With advancing years and a family not interested, they decided to sell and asked Phillip Caldwell Auctioneers to sell 85 pieces. They were offered on site at the Wheelers’ home near Perth in Western Australia. One of the lots was a set of six coffee cups dated for 1934, with each cup and saucer painted with various Cocker Spaniels and signed G.H. Evans. They were contained in the original Mappin and Webb retailer’s case, complete with half a dozen spoons, and sold for Aust $2,400.

They were a departure from George Evans’ usual subject, which was landscape painting. Although there was no attribution, with such a specialist subject it’s not unreasonable to imagine them being a special commission. The variety of colors and the stance of each dog are indicative of them being copies of Thomas Fall photographs of H.S. Lloyd’s famous of Ware dogs.

Most things connected with smoking are now passé, but Dunhill cigarette table lighters made of lucite, a transparent acrylic resin or plastic, are one of the exceptions. Gorringes Auctioneers sold a particularly rare one painted with a Pekingese in a landscape. Even with some obvious wear to the paintwork, it sold for £2,000.

One of the most important pieces of dog sculpture ever created and cast in bronze was sold by Beaussant Lefévre in Paris, the city where it was cast in 1906 by Parisian foundry Hebrard. Estimated at €30,000-50,000, it leapfrogged the guideline to sell for €235,500.

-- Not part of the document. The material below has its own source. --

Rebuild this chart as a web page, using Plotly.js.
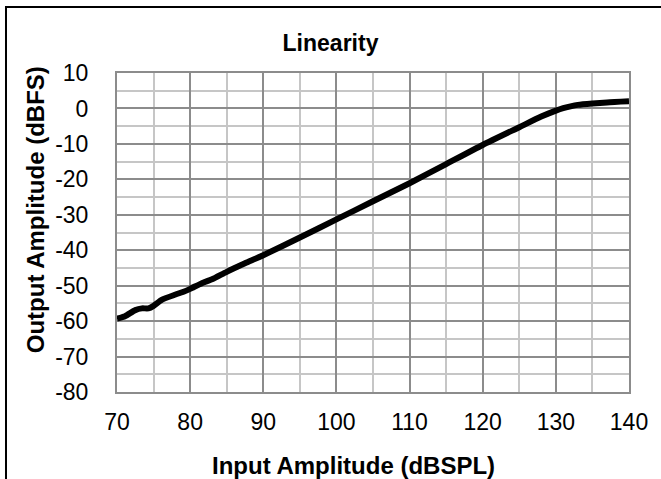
<!DOCTYPE html>
<html>
<head>
<meta charset="utf-8">
<script src="https://cdn.plot.ly/plotly-3.0.1.min.js"></script>
<style>html,body{margin:0;padding:0;background:#fff;}#chart{width:661px;height:479px;}</style>
</head>
<body>
<div id="chart"></div>
<script>
const inputDb = [70, 71.1, 72.5, 73.4, 74.3, 75, 76.1, 78, 79.1, 80, 81.6, 83, 85, 87.5, 90, 95, 100, 105, 110, 115, 120, 125, 128, 130, 131, 132, 133, 135, 137, 140];
const outputDb = [-59.3, -58.6, -56.9, -56.4, -56.4, -55.7, -54.0, -52.5, -51.7, -50.9, -49.3, -48.2, -46.1, -43.7, -41.4, -36.4, -31.3, -26.2, -21.1, -15.7, -10.3, -5.3, -2.3, -0.6, 0.1, 0.6, 1.0, 1.4, 1.7, 2.0];
const xTicks = [70, 80, 90, 100, 110, 120, 130, 140];
const yTicks = [10, 0, -10, -20, -30, -40, -50, -60, -70, -80];

const FONT = 'Liberation Sans, Arial, sans-serif';
const trace = {
  x: inputDb, y: outputDb, type: 'scatter', mode: 'lines',
  line: {color: '#000000', width: 6, shape: 'spline', smoothing: 0.6},
  hoverinfo: 'skip'
};
const axisCommon = {
  showline: true, mirror: true, linecolor: '#8c8c8c', linewidth: 2,
  showgrid: true, gridcolor: '#8c8c8c', gridwidth: 2,
  zeroline: false, ticks: 'outside', tickcolor: 'rgba(0,0,0,0)',
  tickfont: {family: FONT, size: 23, color: '#000'},
  minor: {dtick: 5, showgrid: true, gridcolor: '#c6c6c6', gridwidth: 2, ticks: ''}
};
const layout = {
  width: 661, height: 479,
  margin: {l: 117, r: 32, t: 73, b: 87},
  paper_bgcolor: '#ffffff', plot_bgcolor: '#ffffff',
  showlegend: false,
  title: {text: '<b>Linearity</b>', font: {family: FONT, size: 23, color: '#000'},
          x: 0.5, xref: 'container', y: 0.91, yref: 'container', yanchor: 'middle', xanchor: 'center'},
  xaxis: Object.assign({}, axisCommon, {range: [70, 140], tickmode: 'array', tickvals: xTicks, ticktext: xTicks.map(String), ticklen: 8}),
  yaxis: Object.assign({}, axisCommon, {range: [-80, 10], tickmode: 'array', tickvals: yTicks, ticktext: yTicks.map(String), ticklen: 22}),
  annotations: [
    {text: '<b>Input Amplitude (dBSPL)</b>', xref: 'paper', yref: 'paper', x: 0.461, y: -0.229,
     xanchor: 'center', yanchor: 'middle', showarrow: false, font: {family: FONT, size: 24, color: '#000'}},
    {text: '<b>Output Amplitude (dBFS)</b>', xref: 'paper', yref: 'paper', x: -0.16, y: 0.57,
     xanchor: 'center', yanchor: 'middle', textangle: -90, showarrow: false, font: {family: FONT, size: 24, color: '#000'}}
  ],
  shapes: [
    {type: 'rect', xref: 'paper', yref: 'paper', x0: -0.2168, x1: 1.6, y0: -0.6, y1: 1.2069,
     line: {color: '#000', width: 2}, fillcolor: 'rgba(0,0,0,0)', layer: 'below'}
  ]
};
Plotly.newPlot('chart', [trace], layout, {staticPlot: true, displayModeBar: false});
</script>
</body>
</html>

It was modelled by Rembrandt Bugatti, who was born in Milan in 1884, but along with the Bugatti family made Paris his home. It was modelled on his own Dachshund called Wurst, who had been given to him by the French consul in Antwerp and cast in an edition of five, of which Beaussant Lefévre sold number four.

Arguably the leading animalier of his time, along with 18 dog models Rembrandt created studies of exotic animals that he observed in the zoos at the Jardin des Plantes in Paris and Antwerp Zoo. At the outbreak of World War I in 1914, Bugatti had the trauma of tending the wounded in Belgium. In December that year he escaped via the Netherlands to his native Milan, with the aid of the French diplomat Crozier in Antwerp.

In 1915 Bugatti returned to Paris. The nightmare of the war, with other economic and personal pressures, led to a breakdown and in 1916 he committed suicide.

The name Bugatti immediately conjures up images of opulence, style and innovation. Rembrandt’s father Carlo is remembered for his furniture and brother Ettore for his automobiles.